Deployment is the complex process of migrating heterogeneous target computers from one stable state to another – this requires a disciplined approach since:

  1. Errors are cumulative in nature – you often cause more problems the more you try to fix things with a quick fix. Pretty soon you have an impossibility to maintain on your hands since the problem is generally “in the wild” (published) and must be dealt with like a delivery process – each iteration with its own, added risk, and not just a single problem to debug until you have a fix.
  2. Errors are extremely hard to debug when you have no access to the system in question. Logging can help when done right, but it is often not delivered to you when you need it for debugging, or it is in the wrong format or verbosity, or just plain useless altogether since custom actions often don’t log things properly.
  3. The target systems (and target environment) differ in just about every way imaginable (this is the case even if it is a standard operating environment (SOE) as most companies use with standardized OS installations and packages): hardware and driver differences (large and small), fat client / thin client, terminal server, OS platform (x86/x64/etc…), OS version (Win7, Win10, WinXP, etc…), OS edition (ultimate, home, etc…), OS language version, OS upgrade status and patch level, malware situation, disk space issues, partitioning scheme, file system types, encryption issues (file system, network), user rights setup, UAC configuration, system privilege configuration (NTRights), connection type, connection speed, network configuration (domain, workgroup, etc…), sub-netting, proxy setup, email system and configuration (Exchange, Outlook, Novell, etc…), active directory, authentication scheme, network shares and drives, application estate, scripting availability, scripting lock-down, all kinds of runtime versions (C, C++, MFC, ATL, ADO, OLE DB, ADO.NET, Java, scripting runtimes), COM and DCOM object registration and configuration, COM+, IIS and web servers, path variables and environmental variables, file associations and shell operations, wireless software setup, number of users, .NET versions & configuration, language packs, GAC and WinSxS state and configuration (policy files), software firewalls, emulated / virtualized systems, deployment system (SCCM, Tivoli, Etc…). It goes on and on.
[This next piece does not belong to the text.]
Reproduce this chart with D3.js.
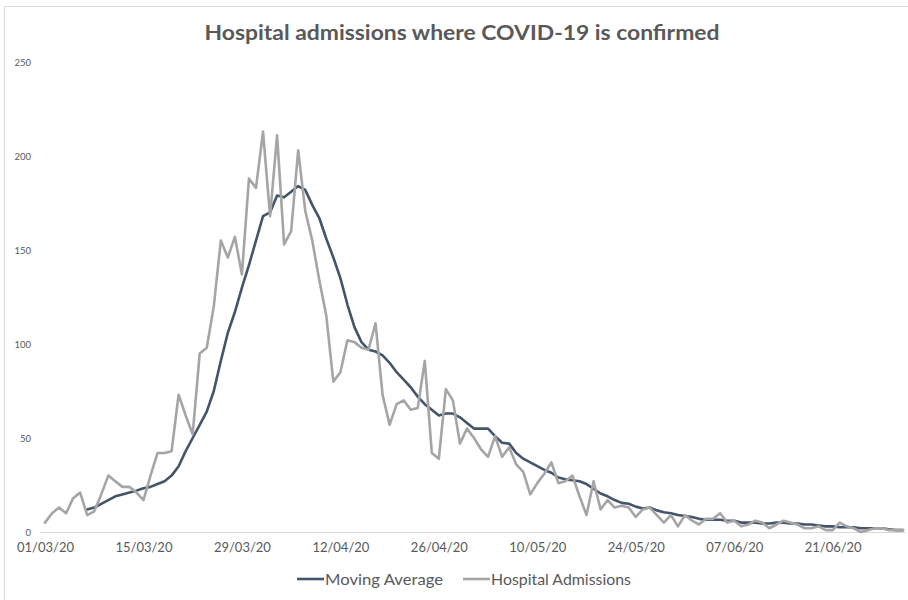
<!DOCTYPE html>
<html>
<head>
<meta charset="utf-8">
<script src="https://cdn.jsdelivr.net/npm/d3@7"></script>
<style>
  html, body { margin: 0; padding: 0; background: #ffffff; }
  svg { display: block; }
</style>
</head>
<body>
<svg id="chart" width="908" height="600"></svg>
<script>
// ---- data ----
const startDate = "2020-03-01";
const admissions = [5,10,13,10,18,21,9,11,20,30,27,24,24,21,17,30,42,42,43,73,
  62,52,95,98,120,155,146,157,137,188,183,213,168,211,153,160,203,171,155,134,
  115,80,85,102,101,98,97,111,73,57,68,70,65,66,91,42,39,76,70,47,
  55,50,44,40,51,40,45,36,32,20,26,31,37,26,27,30,19,9,27,12,
  17,13,14,13,8,12,13,9,5,9,3,9,6,4,7,7,10,5,6,3,
  4,6,5,2,4,6,5,4,2,2,3,1,1,5,3,2,0,1,2,2,
  1,1,1];
const movingAverage = [null,null,null,null,null,null,12,13,15,17,19,20,21,22,23.3,24,25.5,27,30,35,
  43,50,57,64,75,91,106,117,130,142,155,168,170,179,178,181,184,182,174,167,
  156,146,135,121,109,101,97,96,94,90,85,81,77,72,68,65,62,63,63,61,
  58,55,55,55,51,47.5,47,42,39,37,35,33,31.5,29,28,27.5,27,25.5,23,20.5,
  19,17,15.5,15,13.5,12.5,13,11.5,10.5,10,9,8.5,8,7,6.5,6.5,6.5,6,6,5,
  5,5,4.5,4.5,5,5,4.5,4.5,4,4,3.5,3,3,2.5,2.5,2.5,2,2,2,2,
  1.5,1,1];
const xTickLabels = ["01/03/20","15/03/20","29/03/20","12/04/20","26/04/20","10/05/20","24/05/20","07/06/20","21/06/20"];
const yTicks = [0,50,100,150,200,250];
const seriesNames = ["Moving Average","Hospital Admissions"];
const title = "Hospital admissions where COVID-19 is confirmed";

// ---- build ----
const parseISO = d3.timeParse("%Y-%m-%d");
const parseTick = d3.timeParse("%d/%m/%y");
const start = parseISO(startDate);
const dates = admissions.map((_, i) => d3.timeDay.offset(start, i));

const svg = d3.select("#chart");
const FONT = "Lato, 'Open Sans', sans-serif";
const textColor = "#595959";
const darkColor = "#44546A";
const greyColor = "#A5A5A5";

// chart border
svg.append("rect")
  .attr("x", 4.5).attr("y", 6.5)
  .attr("width", 910).attr("height", 600)
  .attr("fill", "#ffffff")
  .attr("stroke", "#d9d9d9").attr("stroke-width", 1);

const x = d3.scaleTime()
  .domain([start, dates[dates.length - 1]])
  .range([45, 903]);
const y = d3.scaleLinear().domain([0, 250]).range([532, 62]);

// title
svg.append("text")
  .attr("x", 462).attr("y", 40)
  .attr("text-anchor", "middle")
  .attr("font-family", FONT)
  .attr("font-weight", "bold")
  .attr("font-size", 21)
  .attr("fill", textColor)
  .attr("textLength", 515)
  .attr("lengthAdjust", "spacingAndGlyphs")
  .text(title);

// y axis labels (no line, no gridlines)
const yAxis = d3.axisLeft(y).tickValues(yTicks).tickSize(0).tickPadding(0);
const gy = svg.append("g").attr("transform", "translate(31,0)").call(yAxis);
gy.select(".domain").remove();
gy.selectAll("text")
  .attr("font-family", FONT)
  .attr("font-size", 9.5)
  .attr("fill", textColor);

// x axis
const tickDates = xTickLabels.map(parseTick);
const xAxis = d3.axisBottom(x).tickValues(tickDates).tickSize(0).tickPadding(11)
  .tickFormat((d, i) => xTickLabels[i]);
const gx = svg.append("g").attr("transform", "translate(0,532)").call(xAxis);
gx.select(".domain")
  .attr("d", "M40,0.5H905")
  .attr("stroke", "#d9d9d9").attr("stroke-width", 1.2);
gx.selectAll("text")
  .attr("font-family", FONT)
  .attr("font-size", 13)
  .attr("fill", textColor);

// lines
const line = d3.line()
  .defined(d => d.v !== null)
  .x(d => x(d.date))
  .y(d => y(d.v));

const maData = dates.map((date, i) => ({ date, v: movingAverage[i] }));
const adData = dates.map((date, i) => ({ date, v: admissions[i] }));

svg.append("path")
  .datum(maData)
  .attr("fill", "none")
  .attr("stroke", darkColor)
  .attr("stroke-width", 2.6)
  .attr("stroke-linejoin", "round")
  .attr("stroke-linecap", "round")
  .attr("d", line);

svg.append("path")
  .datum(adData)
  .attr("fill", "none")
  .attr("stroke", greyColor)
  .attr("stroke-width", 2.6)
  .attr("stroke-linejoin", "round")
  .attr("stroke-linecap", "round")
  .attr("d", line);

// legend
const legend = [
  { name: seriesNames[0], color: darkColor, x: 297, w: 118 },
  { name: seriesNames[1], color: greyColor, x: 463, w: 140 }
];
const lg = svg.append("g");
legend.forEach(l => {
  lg.append("line")
    .attr("x1", l.x).attr("x2", l.x + 27)
    .attr("y1", 579).attr("y2", 579)
    .attr("stroke", l.color).attr("stroke-width", 2.6);
  lg.append("text")
    .attr("x", l.x + 28).attr("y", 585)
    .attr("font-family", FONT)
    .attr("font-size", 16)
    .attr("fill", textColor)
    .attr("textLength", l.w)
    .attr("lengthAdjust", "spacingAndGlyphs")
    .text(l.name);
});
</script>
</body>
</html>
Deployment is a simple concept, with a complicated mix of variables that can cause the most mysterious errors – including the developer favorite: the intermittent bug. As we all know the seriousness of such bugs can not be overstated as they are often impossible to debug properly.

More on deployment and what a modern setup program might need to do: What is the benefit and real purpose of program installation?. This is a summary of what tasks a setup can be required to do peppered with various technical details. Too many details may have been added, perhaps destroying the “overview quality” of the answer. However the intent is to stay relevant for developers.


Related MSI Tools

A Visual Studio MSI project file is a light-weight way to create an MSI file as part of Visual Studio, and it was extremely limited in its feature set. There were talks to replace the MSI project type within Visual Studio with a WiX XML project, and this is generally how people build their MSI files now. Don’t use this project type. It has caused serious problems for many users due to its lack of flexibility and serious bugs.
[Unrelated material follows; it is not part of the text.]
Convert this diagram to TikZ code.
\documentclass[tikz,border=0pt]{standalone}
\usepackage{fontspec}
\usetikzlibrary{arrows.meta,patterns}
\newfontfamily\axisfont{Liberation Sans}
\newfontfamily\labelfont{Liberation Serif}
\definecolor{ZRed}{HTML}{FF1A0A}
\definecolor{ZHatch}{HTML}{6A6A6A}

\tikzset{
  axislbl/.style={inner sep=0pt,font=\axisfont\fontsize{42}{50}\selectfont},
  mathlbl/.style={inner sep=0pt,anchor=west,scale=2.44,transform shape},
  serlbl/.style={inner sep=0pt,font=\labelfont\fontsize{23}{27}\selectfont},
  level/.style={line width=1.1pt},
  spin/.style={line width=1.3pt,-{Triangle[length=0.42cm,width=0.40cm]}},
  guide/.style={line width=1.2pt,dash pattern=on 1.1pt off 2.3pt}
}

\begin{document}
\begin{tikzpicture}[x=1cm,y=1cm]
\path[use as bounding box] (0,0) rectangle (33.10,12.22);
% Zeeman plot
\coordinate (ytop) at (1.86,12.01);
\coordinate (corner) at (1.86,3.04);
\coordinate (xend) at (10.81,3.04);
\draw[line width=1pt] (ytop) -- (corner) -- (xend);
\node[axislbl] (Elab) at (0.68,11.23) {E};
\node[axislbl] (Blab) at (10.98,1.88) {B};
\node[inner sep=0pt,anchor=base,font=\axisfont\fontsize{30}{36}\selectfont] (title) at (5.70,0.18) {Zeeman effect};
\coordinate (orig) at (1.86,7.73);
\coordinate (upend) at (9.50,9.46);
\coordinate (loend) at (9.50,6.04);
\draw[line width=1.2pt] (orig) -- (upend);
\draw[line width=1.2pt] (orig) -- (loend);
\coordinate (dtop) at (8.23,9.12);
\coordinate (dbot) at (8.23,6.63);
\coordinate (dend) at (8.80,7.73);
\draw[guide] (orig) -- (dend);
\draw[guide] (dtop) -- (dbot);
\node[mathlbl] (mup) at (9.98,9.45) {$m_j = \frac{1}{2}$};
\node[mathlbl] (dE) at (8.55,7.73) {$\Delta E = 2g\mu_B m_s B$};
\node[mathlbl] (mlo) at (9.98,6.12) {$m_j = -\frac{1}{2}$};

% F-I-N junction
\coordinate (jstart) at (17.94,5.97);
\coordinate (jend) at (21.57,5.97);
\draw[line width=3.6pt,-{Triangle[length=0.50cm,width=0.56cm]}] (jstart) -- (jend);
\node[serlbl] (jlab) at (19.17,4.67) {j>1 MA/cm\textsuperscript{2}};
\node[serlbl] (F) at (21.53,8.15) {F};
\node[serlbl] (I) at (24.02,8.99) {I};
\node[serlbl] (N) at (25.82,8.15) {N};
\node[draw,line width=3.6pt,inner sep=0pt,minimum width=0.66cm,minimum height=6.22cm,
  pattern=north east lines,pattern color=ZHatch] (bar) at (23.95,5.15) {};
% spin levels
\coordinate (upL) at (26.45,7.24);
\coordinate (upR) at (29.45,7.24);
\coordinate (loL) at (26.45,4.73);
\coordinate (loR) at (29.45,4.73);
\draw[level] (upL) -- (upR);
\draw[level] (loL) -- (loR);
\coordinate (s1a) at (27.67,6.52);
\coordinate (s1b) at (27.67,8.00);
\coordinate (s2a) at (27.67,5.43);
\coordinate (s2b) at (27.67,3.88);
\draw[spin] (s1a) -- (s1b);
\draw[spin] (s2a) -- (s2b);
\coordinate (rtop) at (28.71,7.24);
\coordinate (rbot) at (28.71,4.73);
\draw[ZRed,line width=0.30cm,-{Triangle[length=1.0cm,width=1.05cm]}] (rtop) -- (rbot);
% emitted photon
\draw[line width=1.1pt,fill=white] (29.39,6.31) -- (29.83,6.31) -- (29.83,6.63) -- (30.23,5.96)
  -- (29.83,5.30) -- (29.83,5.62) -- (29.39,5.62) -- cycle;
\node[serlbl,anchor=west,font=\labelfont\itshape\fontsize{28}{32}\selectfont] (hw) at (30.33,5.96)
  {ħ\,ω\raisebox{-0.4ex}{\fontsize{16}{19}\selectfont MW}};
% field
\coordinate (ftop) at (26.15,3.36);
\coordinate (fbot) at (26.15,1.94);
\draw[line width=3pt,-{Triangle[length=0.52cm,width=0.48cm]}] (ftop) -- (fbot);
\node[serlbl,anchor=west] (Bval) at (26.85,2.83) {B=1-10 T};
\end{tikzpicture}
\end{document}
Orca is the Windows SDK tool which allows binary MSI files to be opened, edited and to a certain degree compared. It was in fact written mostly by the man who later created the WiX toolkit itself. Rob Mensching while he was working in the Windows Installer team at Microsoft. The tool also allows other operations such as generating transform files for modifying the MSI files and some other technical operations. Though it is a very basic tool lacking most advanced features available in commercial tools, it remains an application packager favorite to use and have available for debugging and small fixes due to its reliability, simplicity and “cleanliness” – it doesn’t add “default junk” to an MSI when saving it (third-party tools add custom tables and similar junk). I use it for small MSI updates, debugging, inspection of the summary stream, creation of basic transforms, viewing patches, package validation, and other important operations.

In fact, I guess it is an advanced tool, with a simple interface – and not a basic tool at all :-). In order to get hold of Orca, you need to install the Windows SDK (!). A bit over the top really when the size of the tool is so small, but at least it is easy to know where it is available instead of hunting for a separate download.

UPDATE: If you have Visual Studio and the SDK installed search for Orca-x86_en-us.msi and install it. If you don’t, maybe have a friend with Visual Studio installed search for it and then send it to you? It is a small file.

There are also some alternative, free tools available as described here (towards bottom): How can I compare the content of two (or more) MSI files?

DTF – Deployment Tools Foundation is a .NET suite of classes to deal with MSI files programatically. Well written, easy to use and very powerful it is now included with the main WiX download. It is a crucial component in any project to automate corporate use of MSI files. Here is a brief answer on serverfault.com discussing its use and describing its basic components. The help files included with DTF will get you going quickly with the toolkit, and you will never look back at using Win32 functions or COM classes to access MSI files.

There are many other Windows Installer tools on the market, and some of them you can find compared to WiX at What installation product to use? InstallShield, WiX, Wise, Advanced Installer, etc (same link as above).